What you will do:
List each line in which the string "standalone" appears.

Available records:

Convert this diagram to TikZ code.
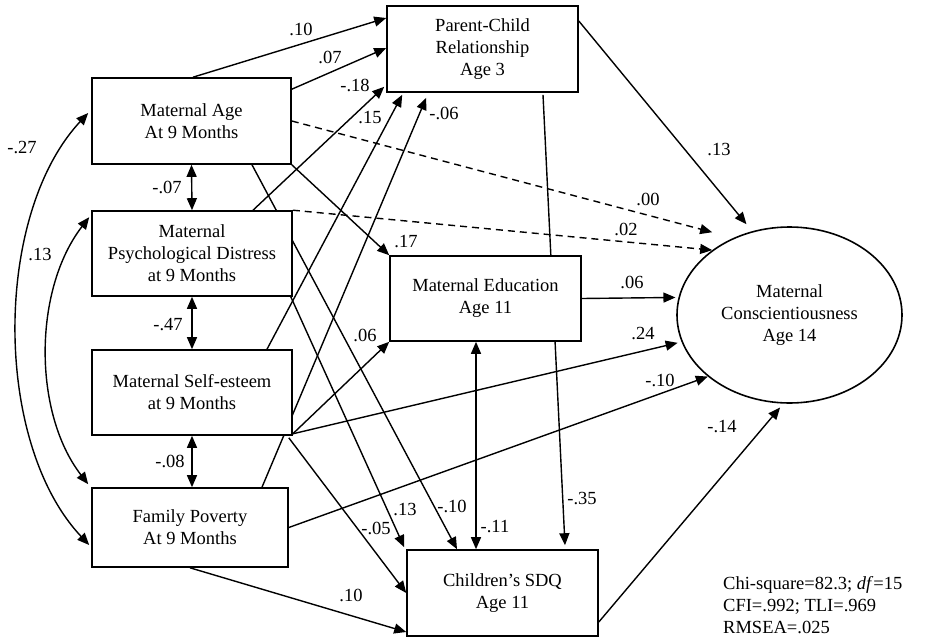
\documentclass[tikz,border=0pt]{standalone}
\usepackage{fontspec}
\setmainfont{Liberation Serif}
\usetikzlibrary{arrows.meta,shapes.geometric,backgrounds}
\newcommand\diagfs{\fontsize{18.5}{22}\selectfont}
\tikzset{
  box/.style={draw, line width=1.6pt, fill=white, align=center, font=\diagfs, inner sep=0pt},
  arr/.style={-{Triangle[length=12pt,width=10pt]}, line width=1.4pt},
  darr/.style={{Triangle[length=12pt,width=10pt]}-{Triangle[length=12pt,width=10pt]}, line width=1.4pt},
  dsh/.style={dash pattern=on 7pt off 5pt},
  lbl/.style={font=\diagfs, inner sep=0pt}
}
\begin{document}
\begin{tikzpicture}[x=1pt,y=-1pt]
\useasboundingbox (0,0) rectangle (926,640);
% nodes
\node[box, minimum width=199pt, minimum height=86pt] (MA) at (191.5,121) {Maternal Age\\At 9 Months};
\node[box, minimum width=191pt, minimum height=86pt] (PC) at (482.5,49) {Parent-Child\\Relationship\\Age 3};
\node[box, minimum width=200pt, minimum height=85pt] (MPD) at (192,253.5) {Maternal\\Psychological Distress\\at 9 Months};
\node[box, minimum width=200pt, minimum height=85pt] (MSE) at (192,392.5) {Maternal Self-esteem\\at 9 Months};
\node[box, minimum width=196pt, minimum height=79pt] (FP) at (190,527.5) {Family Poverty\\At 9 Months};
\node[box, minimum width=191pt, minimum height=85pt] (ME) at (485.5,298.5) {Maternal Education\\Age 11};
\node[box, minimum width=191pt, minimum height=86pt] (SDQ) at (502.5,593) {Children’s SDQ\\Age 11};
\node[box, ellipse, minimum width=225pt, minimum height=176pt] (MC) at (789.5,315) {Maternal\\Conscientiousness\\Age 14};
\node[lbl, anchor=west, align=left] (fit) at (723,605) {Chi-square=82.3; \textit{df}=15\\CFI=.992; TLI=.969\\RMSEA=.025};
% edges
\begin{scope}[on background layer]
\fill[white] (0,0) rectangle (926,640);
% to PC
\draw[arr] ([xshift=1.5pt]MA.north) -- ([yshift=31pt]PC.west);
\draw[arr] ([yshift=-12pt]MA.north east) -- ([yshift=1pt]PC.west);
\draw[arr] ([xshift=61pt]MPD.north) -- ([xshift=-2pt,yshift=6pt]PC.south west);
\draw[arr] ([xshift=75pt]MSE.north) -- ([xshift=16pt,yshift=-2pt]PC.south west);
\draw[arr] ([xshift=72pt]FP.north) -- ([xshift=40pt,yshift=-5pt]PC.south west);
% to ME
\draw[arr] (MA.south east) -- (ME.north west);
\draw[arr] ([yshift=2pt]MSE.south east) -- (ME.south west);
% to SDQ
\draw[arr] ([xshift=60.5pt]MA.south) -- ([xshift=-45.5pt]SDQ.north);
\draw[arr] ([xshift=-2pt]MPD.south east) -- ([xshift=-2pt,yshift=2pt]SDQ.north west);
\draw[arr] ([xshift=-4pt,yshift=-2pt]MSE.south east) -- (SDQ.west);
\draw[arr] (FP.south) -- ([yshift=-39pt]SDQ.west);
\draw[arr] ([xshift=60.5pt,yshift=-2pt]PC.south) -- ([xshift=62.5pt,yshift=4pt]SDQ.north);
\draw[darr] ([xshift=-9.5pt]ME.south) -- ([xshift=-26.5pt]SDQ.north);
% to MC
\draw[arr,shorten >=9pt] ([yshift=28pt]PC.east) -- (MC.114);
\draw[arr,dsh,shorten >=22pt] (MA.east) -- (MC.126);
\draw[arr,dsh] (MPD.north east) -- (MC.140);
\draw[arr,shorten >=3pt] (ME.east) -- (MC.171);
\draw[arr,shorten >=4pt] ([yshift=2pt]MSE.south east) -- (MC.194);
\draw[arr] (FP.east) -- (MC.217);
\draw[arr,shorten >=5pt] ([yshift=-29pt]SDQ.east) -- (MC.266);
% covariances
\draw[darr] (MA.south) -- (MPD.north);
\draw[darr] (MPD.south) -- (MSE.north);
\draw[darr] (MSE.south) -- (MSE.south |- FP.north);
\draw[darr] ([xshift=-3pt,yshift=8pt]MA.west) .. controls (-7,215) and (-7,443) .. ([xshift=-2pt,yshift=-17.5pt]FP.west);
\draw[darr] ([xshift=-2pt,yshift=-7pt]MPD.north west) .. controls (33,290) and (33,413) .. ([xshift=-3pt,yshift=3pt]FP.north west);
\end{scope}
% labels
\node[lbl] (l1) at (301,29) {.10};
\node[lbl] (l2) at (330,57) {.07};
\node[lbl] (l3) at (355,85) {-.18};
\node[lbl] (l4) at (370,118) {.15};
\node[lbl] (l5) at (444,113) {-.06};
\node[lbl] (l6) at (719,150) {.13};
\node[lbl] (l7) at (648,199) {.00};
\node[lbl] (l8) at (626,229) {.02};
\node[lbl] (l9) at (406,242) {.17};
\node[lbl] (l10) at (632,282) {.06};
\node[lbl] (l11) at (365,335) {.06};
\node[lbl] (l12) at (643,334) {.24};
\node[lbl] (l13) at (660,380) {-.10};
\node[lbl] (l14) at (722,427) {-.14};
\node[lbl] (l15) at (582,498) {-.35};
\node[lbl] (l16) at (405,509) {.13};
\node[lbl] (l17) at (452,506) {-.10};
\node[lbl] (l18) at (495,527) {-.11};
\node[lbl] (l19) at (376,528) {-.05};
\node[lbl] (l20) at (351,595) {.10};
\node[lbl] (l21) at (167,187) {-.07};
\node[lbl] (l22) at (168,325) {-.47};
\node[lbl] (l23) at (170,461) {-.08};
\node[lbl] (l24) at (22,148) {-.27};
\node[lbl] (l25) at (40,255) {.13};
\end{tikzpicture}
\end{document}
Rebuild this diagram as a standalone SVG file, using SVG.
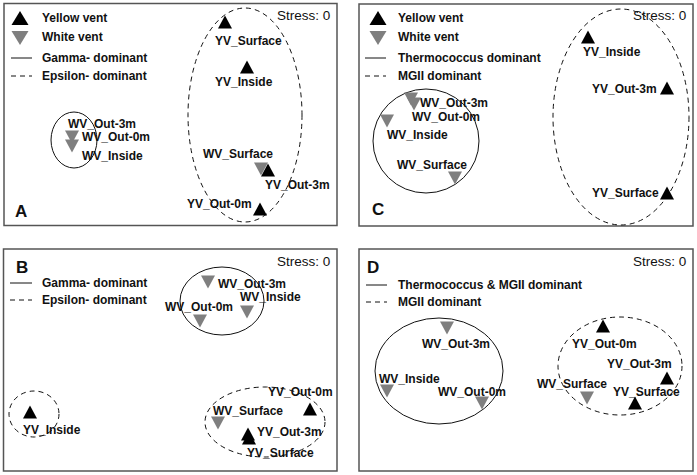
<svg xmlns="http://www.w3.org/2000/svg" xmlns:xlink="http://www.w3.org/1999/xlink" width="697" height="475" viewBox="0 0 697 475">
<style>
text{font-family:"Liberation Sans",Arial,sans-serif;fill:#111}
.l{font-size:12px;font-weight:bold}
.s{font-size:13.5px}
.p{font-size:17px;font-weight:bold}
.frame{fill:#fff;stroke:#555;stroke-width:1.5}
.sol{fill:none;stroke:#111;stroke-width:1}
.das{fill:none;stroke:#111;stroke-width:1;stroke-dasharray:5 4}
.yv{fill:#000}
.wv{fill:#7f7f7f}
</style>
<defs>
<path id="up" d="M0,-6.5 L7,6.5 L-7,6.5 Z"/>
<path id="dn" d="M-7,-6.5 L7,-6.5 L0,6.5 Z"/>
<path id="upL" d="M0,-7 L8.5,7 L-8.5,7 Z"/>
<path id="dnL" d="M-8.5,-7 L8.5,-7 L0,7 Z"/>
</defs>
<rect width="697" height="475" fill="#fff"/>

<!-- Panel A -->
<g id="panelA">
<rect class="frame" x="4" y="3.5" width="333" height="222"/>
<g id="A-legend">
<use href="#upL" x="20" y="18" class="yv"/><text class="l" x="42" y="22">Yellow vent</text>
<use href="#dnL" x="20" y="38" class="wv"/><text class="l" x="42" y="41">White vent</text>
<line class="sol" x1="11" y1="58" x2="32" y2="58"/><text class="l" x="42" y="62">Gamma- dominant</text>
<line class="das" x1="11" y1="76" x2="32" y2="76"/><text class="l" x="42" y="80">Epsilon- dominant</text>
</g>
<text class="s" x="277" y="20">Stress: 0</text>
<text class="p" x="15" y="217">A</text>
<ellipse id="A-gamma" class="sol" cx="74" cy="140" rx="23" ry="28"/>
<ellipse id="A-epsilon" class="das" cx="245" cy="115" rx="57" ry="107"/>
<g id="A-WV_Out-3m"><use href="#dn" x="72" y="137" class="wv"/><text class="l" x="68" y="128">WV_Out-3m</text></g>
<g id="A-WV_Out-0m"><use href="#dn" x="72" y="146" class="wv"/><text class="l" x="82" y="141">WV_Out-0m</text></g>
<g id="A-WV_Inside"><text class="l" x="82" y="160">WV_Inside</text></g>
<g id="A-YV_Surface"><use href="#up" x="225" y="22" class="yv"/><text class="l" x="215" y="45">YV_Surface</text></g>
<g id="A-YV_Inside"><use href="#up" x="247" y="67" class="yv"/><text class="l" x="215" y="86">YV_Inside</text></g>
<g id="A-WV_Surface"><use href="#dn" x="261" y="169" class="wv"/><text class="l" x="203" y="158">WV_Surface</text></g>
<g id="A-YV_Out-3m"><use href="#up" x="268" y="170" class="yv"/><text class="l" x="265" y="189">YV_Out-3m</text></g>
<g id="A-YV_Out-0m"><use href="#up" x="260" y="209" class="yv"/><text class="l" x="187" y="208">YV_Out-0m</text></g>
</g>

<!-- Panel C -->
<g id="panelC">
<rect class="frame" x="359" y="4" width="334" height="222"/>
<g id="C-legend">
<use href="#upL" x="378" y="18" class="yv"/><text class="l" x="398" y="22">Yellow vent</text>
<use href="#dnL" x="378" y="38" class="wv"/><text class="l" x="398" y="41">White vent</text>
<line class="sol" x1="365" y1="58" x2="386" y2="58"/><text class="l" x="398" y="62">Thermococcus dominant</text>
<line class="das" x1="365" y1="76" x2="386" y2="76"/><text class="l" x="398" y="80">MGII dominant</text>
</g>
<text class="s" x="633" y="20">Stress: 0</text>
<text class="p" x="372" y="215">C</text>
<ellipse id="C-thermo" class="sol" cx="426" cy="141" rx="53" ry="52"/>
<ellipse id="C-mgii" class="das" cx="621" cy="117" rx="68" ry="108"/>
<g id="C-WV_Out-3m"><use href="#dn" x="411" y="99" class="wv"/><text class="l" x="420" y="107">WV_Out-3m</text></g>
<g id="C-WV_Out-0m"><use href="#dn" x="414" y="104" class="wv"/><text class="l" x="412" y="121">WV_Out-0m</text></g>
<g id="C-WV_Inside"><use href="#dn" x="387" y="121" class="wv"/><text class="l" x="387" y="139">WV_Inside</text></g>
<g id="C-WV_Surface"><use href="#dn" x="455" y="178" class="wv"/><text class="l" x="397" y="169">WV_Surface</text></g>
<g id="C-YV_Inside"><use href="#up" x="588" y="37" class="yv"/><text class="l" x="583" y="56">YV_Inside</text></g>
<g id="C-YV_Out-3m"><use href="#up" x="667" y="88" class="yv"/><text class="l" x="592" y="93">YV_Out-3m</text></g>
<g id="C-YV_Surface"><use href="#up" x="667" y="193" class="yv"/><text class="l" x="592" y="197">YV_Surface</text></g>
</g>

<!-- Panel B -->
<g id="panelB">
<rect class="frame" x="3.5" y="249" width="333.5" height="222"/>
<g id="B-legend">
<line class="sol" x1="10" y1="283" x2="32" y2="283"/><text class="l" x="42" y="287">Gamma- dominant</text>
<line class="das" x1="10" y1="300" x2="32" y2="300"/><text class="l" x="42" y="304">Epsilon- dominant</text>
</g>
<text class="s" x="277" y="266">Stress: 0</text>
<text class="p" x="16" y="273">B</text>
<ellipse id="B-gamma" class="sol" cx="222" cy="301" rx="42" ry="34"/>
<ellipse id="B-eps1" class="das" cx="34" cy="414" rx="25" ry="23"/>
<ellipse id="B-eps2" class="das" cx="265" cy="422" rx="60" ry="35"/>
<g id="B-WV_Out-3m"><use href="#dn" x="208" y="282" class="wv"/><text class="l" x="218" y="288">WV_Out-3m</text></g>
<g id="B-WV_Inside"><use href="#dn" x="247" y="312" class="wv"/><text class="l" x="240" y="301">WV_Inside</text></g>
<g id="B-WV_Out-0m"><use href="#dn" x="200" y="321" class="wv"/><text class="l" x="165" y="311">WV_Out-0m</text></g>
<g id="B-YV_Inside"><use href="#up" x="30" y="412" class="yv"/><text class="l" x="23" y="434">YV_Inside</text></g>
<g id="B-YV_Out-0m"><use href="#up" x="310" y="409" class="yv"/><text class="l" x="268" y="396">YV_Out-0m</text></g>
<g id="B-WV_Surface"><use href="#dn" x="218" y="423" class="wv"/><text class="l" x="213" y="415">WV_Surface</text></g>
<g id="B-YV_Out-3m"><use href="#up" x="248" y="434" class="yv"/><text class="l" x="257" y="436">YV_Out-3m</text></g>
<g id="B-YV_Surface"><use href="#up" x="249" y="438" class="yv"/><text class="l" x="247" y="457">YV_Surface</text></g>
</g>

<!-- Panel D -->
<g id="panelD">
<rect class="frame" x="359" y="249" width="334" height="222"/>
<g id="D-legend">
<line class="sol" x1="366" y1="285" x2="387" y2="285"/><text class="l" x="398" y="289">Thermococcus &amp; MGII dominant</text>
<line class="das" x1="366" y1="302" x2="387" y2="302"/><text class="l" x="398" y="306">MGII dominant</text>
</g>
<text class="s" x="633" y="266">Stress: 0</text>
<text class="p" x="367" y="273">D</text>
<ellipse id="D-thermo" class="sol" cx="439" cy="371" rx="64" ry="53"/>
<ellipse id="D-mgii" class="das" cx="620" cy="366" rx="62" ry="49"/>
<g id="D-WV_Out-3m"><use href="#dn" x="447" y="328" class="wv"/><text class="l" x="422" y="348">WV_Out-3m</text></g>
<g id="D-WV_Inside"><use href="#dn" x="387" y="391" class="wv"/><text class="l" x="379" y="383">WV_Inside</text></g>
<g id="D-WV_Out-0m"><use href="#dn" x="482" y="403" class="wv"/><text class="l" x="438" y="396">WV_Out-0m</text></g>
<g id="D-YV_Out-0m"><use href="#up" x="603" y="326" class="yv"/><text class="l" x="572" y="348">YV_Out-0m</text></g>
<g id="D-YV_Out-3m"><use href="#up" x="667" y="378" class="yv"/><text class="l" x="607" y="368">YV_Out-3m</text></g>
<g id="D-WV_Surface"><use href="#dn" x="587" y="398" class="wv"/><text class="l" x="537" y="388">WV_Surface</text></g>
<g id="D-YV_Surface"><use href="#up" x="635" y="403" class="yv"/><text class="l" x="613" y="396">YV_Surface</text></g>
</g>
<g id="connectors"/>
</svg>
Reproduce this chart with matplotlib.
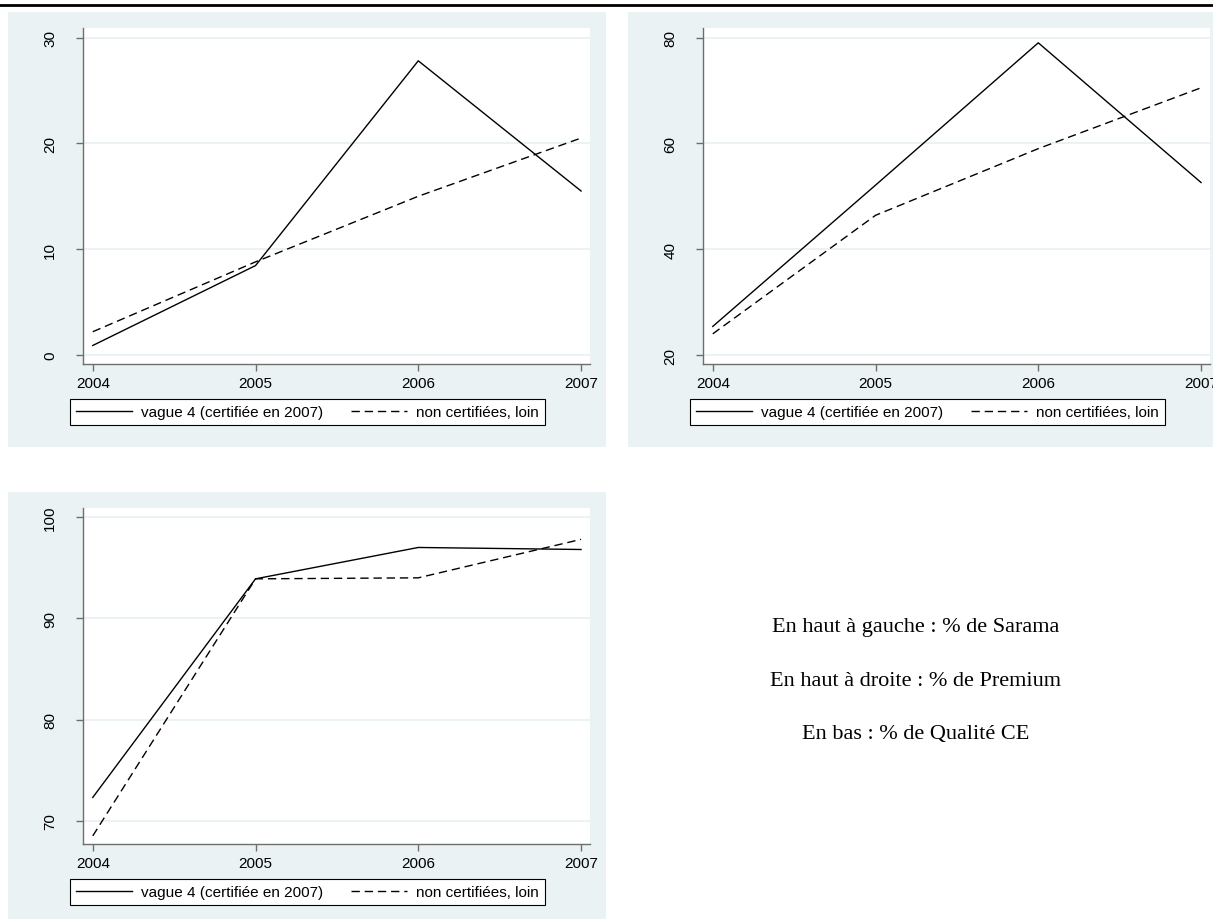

Response to this task:
\documentclass[tikz,border=0pt]{standalone}
Rebuild this diagram as a standalone SVG file, using SVG.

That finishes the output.